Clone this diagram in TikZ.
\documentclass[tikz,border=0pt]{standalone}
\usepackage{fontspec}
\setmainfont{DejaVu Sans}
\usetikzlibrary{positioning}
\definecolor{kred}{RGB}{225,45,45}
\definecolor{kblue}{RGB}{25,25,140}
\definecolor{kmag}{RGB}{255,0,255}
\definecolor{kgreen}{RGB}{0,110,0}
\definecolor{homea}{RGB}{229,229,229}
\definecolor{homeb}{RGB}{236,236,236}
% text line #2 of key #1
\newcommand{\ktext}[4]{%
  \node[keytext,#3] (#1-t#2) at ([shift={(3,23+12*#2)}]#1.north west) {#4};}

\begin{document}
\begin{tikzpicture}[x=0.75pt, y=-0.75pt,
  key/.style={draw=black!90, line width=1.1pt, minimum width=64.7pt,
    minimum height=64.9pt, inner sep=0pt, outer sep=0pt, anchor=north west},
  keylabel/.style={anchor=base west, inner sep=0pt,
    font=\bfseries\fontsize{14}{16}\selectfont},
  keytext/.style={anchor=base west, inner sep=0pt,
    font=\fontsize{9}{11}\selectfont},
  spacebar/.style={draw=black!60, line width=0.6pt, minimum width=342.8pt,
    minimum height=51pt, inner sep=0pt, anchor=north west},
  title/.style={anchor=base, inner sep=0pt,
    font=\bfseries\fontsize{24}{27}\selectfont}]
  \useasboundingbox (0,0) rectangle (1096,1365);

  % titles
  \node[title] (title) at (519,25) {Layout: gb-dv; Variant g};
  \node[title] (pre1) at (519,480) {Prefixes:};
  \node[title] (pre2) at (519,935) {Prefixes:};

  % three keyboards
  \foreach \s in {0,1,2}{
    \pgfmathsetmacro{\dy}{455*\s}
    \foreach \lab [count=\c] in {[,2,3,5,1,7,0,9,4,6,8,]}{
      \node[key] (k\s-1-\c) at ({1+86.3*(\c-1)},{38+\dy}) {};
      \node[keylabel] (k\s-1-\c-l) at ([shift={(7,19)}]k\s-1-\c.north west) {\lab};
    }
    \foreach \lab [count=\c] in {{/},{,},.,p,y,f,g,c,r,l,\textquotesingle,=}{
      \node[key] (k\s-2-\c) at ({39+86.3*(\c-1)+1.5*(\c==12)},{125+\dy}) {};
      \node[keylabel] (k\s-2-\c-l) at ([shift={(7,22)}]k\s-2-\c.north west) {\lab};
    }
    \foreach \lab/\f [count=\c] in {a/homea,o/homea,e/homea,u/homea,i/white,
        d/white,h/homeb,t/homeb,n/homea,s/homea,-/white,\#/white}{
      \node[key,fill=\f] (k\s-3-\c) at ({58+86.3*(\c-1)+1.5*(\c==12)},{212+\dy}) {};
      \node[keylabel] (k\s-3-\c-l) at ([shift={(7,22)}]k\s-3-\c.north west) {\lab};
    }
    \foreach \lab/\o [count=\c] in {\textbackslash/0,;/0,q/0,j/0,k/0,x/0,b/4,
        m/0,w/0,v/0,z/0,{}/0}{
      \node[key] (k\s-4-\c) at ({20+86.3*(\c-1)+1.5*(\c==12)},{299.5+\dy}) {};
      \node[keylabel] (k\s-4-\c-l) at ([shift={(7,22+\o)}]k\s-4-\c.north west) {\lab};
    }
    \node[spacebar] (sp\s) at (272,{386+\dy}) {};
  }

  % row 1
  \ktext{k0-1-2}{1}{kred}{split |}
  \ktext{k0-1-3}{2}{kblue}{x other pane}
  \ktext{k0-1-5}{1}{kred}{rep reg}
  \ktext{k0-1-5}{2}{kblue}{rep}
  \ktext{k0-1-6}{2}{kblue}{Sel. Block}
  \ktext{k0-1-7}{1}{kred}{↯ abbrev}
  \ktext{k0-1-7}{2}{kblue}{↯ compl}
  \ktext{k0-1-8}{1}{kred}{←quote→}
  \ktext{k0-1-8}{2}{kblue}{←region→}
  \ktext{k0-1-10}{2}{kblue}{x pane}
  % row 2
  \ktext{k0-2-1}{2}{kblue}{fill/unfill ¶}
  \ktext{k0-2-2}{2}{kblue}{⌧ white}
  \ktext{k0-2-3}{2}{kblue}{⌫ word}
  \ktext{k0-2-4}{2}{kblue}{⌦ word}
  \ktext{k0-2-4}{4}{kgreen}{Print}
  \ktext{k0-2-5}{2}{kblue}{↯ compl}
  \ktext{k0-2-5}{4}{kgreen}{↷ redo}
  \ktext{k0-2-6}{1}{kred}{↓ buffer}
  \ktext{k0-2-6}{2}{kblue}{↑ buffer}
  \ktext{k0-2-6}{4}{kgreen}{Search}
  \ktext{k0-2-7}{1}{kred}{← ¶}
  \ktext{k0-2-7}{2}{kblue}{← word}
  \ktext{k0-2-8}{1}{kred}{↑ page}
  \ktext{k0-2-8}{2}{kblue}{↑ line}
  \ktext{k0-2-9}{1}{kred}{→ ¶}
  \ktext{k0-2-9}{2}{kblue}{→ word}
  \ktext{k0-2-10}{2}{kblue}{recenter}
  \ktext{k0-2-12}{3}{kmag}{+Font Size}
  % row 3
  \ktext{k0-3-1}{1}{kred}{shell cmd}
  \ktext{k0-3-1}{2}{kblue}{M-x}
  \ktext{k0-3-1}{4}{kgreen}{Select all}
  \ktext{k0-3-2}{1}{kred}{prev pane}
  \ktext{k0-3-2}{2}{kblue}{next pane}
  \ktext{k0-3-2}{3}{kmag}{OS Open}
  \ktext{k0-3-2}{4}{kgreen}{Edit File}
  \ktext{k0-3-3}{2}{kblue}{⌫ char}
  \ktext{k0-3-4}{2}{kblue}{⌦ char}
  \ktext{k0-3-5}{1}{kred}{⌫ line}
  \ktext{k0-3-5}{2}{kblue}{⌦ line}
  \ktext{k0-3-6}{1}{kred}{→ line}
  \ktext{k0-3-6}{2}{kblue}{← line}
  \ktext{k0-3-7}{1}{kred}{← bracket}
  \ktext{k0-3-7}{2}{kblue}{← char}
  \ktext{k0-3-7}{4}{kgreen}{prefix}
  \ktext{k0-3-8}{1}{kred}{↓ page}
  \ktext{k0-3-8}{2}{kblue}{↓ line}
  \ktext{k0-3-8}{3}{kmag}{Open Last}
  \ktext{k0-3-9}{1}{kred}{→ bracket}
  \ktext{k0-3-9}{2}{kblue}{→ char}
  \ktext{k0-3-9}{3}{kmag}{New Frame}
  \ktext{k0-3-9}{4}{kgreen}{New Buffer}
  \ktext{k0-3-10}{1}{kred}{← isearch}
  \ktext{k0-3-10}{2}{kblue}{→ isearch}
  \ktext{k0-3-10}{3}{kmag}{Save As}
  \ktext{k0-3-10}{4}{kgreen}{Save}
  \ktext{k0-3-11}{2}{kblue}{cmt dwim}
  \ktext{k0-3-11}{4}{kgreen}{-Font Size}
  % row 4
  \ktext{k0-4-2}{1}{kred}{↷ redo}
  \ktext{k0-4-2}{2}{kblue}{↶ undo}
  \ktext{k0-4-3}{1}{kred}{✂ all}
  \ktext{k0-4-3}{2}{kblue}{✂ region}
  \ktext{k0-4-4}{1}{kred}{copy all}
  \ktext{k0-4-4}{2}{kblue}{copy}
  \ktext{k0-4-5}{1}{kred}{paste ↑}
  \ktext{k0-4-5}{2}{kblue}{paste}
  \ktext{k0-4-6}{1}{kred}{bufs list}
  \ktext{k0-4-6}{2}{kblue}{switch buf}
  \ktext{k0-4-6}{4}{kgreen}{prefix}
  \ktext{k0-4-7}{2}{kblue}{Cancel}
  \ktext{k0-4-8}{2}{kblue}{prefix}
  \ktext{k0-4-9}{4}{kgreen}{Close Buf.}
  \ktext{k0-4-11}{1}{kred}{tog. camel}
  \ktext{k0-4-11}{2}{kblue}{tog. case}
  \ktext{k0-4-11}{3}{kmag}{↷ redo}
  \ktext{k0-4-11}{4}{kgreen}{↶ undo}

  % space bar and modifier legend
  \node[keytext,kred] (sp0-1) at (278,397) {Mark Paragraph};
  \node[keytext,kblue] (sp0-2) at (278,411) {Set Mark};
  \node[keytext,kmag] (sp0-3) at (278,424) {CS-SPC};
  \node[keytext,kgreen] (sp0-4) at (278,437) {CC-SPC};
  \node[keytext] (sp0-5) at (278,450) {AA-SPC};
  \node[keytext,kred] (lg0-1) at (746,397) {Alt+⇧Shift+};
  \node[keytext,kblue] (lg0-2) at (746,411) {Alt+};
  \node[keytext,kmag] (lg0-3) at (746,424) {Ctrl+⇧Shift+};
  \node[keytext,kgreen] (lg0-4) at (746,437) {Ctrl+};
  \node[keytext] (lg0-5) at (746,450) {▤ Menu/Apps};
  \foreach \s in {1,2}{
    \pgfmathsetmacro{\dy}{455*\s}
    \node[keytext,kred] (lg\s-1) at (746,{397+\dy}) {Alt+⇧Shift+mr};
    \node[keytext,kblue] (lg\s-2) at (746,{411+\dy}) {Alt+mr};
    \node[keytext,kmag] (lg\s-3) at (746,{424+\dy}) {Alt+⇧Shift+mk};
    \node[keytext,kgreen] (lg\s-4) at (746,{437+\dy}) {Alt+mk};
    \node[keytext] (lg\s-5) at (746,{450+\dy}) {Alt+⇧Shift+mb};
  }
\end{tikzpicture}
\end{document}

_ _ _ _

Task brief
Beginning at the top of the data, please return every line until and including the line containing "(pre2) at (519,935)", copied exactly, and nothing past it.

Exercise answer
Clone this diagram in TikZ.
\documentclass[tikz,border=0pt]{standalone}
\usepackage{fontspec}
\setmainfont{DejaVu Sans}
\usetikzlibrary{positioning}
\definecolor{kred}{RGB}{225,45,45}
\definecolor{kblue}{RGB}{25,25,140}
\definecolor{kmag}{RGB}{255,0,255}
\definecolor{kgreen}{RGB}{0,110,0}
\definecolor{homea}{RGB}{229,229,229}
\definecolor{homeb}{RGB}{236,236,236}
% text line #2 of key #1
\newcommand{\ktext}[4]{%
  \node[keytext,#3] (#1-t#2) at ([shift={(3,23+12*#2)}]#1.north west) {#4};}

\begin{document}
\begin{tikzpicture}[x=0.75pt, y=-0.75pt,
  key/.style={draw=black!90, line width=1.1pt, minimum width=64.7pt,
    minimum height=64.9pt, inner sep=0pt, outer sep=0pt, anchor=north west},
  keylabel/.style={anchor=base west, inner sep=0pt,
    font=\bfseries\fontsize{14}{16}\selectfont},
  keytext/.style={anchor=base west, inner sep=0pt,
    font=\fontsize{9}{11}\selectfont},
  spacebar/.style={draw=black!60, line width=0.6pt, minimum width=342.8pt,
    minimum height=51pt, inner sep=0pt, anchor=north west},
  title/.style={anchor=base, inner sep=0pt,
    font=\bfseries\fontsize{24}{27}\selectfont}]
  \useasboundingbox (0,0) rectangle (1096,1365);

  % titles
  \node[title] (title) at (519,25) {Layout: gb-dv; Variant g};
  \node[title] (pre1) at (519,480) {Prefixes:};
  \node[title] (pre2) at (519,935) {Prefixes:};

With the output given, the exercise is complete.